Inflation: Impact has been visible globally – Lloyds Bank

Research Team at Lloyds Bank points out that the impact on inflation trends has been visible globally. 

Key Quotes

“Following a benign start to the year, Brent crude oil prices turned down in early March, falling below $51. Sentiment was driven lower by signs that US crude oil stocks have been accumulating more quickly than typical seasonal builds and that the resolve of major producers to deliver agreed production cuts may be wavering. If sustained, current price levels of around $52 per barrel – while still up relative to those prevailing in early 2016 – would limit the upward push to inflation dynamics globally. The bulk of these energy-related base effects are expected to run their course during 2017 Q1, however.”

“Headline inflation in the euro area rose to 2.0% y/y on February’s ‘flash’ estimate, the fastest since January 2013, with energy continuing to drive the latest increase. However, underlying ‘core’ inflation – outside of energy and food prices – was flat at 0.9% y/y, in line with its average since 2013. The durability of the euro area inflation upturn beyond 2017 remains contingent on stronger readings for ‘core’ inflation that have hitherto failed to react to ongoing ECB stimulus.”

“US headline inflation has also been tracking higher but now appears to be approaching a local peak. Data for February saw CPI inflation reach 2.7% y/y, the highest since March 2012. Outside of the influences of food and energy costs, ‘core’ inflation also remains considerably higher than in the euro area, with the 2.2% y/y reading in February in line with the average observed since 2016. That ongoing relative ‘core’ resilience has underpinned higher relative levels of US market-implied inflation expectations against those for the euro area, even as readings have recently dipped a little globally. UK inflation expectations notably remain stretched. The post-referendum weakness of the currency, alongside the ongoing resilience of UK economic activity as monetary policy remains highly accommodative, both pose UK-specific upside inflation risks.”

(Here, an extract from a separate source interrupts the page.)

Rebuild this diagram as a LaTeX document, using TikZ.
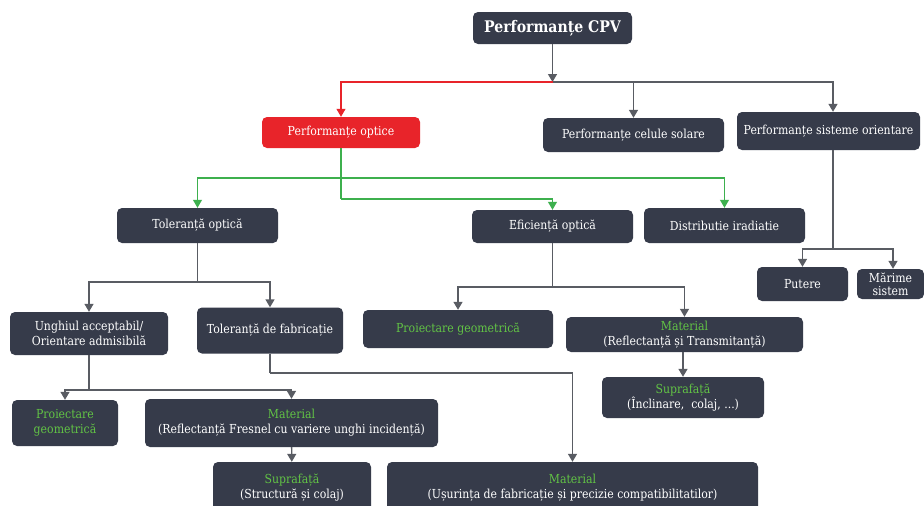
\documentclass[tikz,border=0pt]{standalone}
\usepackage{fontspec}
\setmainfont{DejaVu Serif}[FakeStretch=0.88]
\usetikzlibrary{arrows.meta, positioning, calc}
\definecolor{boxdark}{HTML}{363B4A}
\definecolor{hotred}{HTML}{E8242A}
\definecolor{titlegreen}{HTML}{62C445}
\definecolor{linkgreen}{HTML}{3DB04E}
\definecolor{linkgray}{HTML}{595C63}
\newcommand{\greentitle}[1]{\textcolor{titlegreen}{#1}}

\begin{document}
\begin{tikzpicture}[x=1pt, y=-1pt,
  box/.style={rectangle, rounded corners=5pt, fill=boxdark, text=white, inner sep=2pt,
    align=center, font=\fontsize{12.4}{15}\selectfont},
  redbox/.style={box, fill=hotred},
  link/.style={linkgray, line width=1.4pt, -{Triangle[width=9pt,length=8pt]}},
  plain/.style={linkgray, line width=1.4pt},
  greenlink/.style={linkgreen, line width=1.1pt, -{Triangle[width=9pt,length=8pt]}},
  redlink/.style={hotred, line width=1.1pt, -{Triangle[width=9pt,length=8pt]}}]
  % Canvas
  \fill[white] (0,0) rectangle (924,506);
  \useasboundingbox (0,0) rectangle (924,506);

  % Root
  \node[box, minimum width=159, minimum height=32, font=\fontsize{16}{18}\selectfont\bfseries] (cpv) at (552.5,28) {Performanțe CPV};

  % Level 1
  \node[redbox, minimum width=158, minimum height=31] (optice) at (341,132.5) {Performanțe optice};
  \node[box, minimum width=181, minimum height=34] (celule) at (633.5,135) {Performanțe celule solare};
  \node[box, minimum width=183, minimum height=38] (sisteme) at (828.5,131) {Performanțe sisteme orientare};

  % Level 2
  \node[box, minimum width=161, minimum height=35] (tolopt) at (197.5,225.5) {Toleranță optică};
  \node[box, minimum width=161, minimum height=33] (eficienta) at (552.5,226.5) {Eficiență optică};
  \node[box, minimum width=161, minimum height=35] (distrib) at (724.5,225.5) {Distributie iradiatie};
  \node[box, minimum width=91, minimum height=34] (putere) at (802.5,284) {Putere};
  \node[box, minimum width=67, minimum height=30, inner sep=0pt, font=\fontsize{12.4}{13}\selectfont] (marime) at (890.5,284) {Mărime\\sistem};

  % Level 3
  \node[box, minimum width=158, minimum height=43] (unghi) at (89,333.5) {Unghiul acceptabil/\\Orientare admisibilă};
  \node[box, minimum width=146, minimum height=46] (tolfab) at (270,330.5) {Toleranță de fabricație};
  \node[box, minimum width=190, minimum height=38] (proiect2) at (458,329) {\greentitle{Proiectare geometrică}};
  \node[box, minimum width=237, minimum height=35] (matrefl) at (684.5,334.5) {\greentitle{Material}\\(Reflectanță și Transmitanță)};
  \node[box, minimum width=162, minimum height=41] (supr2) at (683,397.5) {\greentitle{Suprafață}\\(Înclinare,~ colaj, ...)};

  % Level 4
  \node[box, minimum width=106, minimum height=46] (proiect1) at (65,423) {\greentitle{Proiectare}\\\greentitle{geometrică}};
  \node[box, minimum width=293, minimum height=48] (matfres) at (291.5,423) {\greentitle{Material}\\(Reflectanță Fresnel cu variere unghi incidență)};
  \node[box, minimum width=158, minimum height=52] (suprstr) at (292,488) {\greentitle{Suprafață}\\(Structură și colaj)};
  \node[box, minimum width=371, minimum height=52] (matusur) at (572.5,488) {\greentitle{Material}\\(Ușurința de fabricație și precizie compatibilitatilor)};

  % Junction points
  \coordinate (j1) at (552.5,82);
  \coordinate (g1) at (341,178);
  \coordinate (g2) at (341,199);
  \coordinate (s1) at (833,249);
  \coordinate (t1) at (197.5,282);
  \coordinate (e1) at (552.5,287);
  \coordinate (u1) at (89,390);
  \coordinate (f1) at (270,373);

  % Root branches
  \draw[link] (cpv) -- (j1);
  \draw[redlink] (j1) -| (optice);
  \draw[link] (j1) -| (celule);
  \draw[link] (j1) -| (sisteme.north -| s1);

  % Optical branches
  \draw[linkgreen, line width=1.1pt] (optice) -- (g2);
  \draw[greenlink] (g2) -| (eficienta);
  \draw[greenlink] (g1) -| (tolopt);
  \draw[greenlink] (g1) -| (distrib);

  % Tracking systems
  \draw[plain] (sisteme.south -| s1) -- (s1);
  \draw[link] (s1) -| (putere);
  \draw[link] (s1) -| (marime.north -| 893,0);

  % Optical tolerance
  \draw[plain] (tolopt) -- (t1);
  \draw[link] (t1) -| (unghi);
  \draw[link] (t1) -| (tolfab);
  \draw[plain] (unghi) -- (u1);
  \draw[link] (u1) -| (proiect1);
  \draw[link] (u1) -| (matfres);
  \draw[link] (matfres) -- (suprstr);
  \draw[plain] (tolfab) -- (f1);
  \draw[link] (f1) -| (matusur);

  % Optical efficiency
  \draw[plain] (eficienta) -- (e1);
  \draw[link] (e1) -| (proiect2);
  \draw[link] (e1) -| (matrefl);
  \draw[link] (matrefl.south -| supr2) -- (supr2);
\end{tikzpicture}
\end{document}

“To be sure, sterling weakness already in train – a 19% fall since the 2015 peak on a trade-weighted basis – will aid the recovery of headline CPI inflation to the BoE’s 2% target and beyond. After January’s reading of 1.8% y/y, inflation is likely to push sharply higher over the course of 2017, clearing the 2% target in February. While non-energy import costs will henceforth be the dominant driver, increases in domestic gas and electricity tariffs will also play a part. Weakening underlying cost pressures in the second half of 2017 should provide some offset as growth in the economy slows modestly and reduced labour market tightness limits the overshoot relative to target. Still, compared with the BoE’s February projections – where CPI peaks at 2.8% in 2018 Q2 – our larger projected overshoot, peaking at 3.3%, comes earlier and proves more difficult for the economy to shake off.”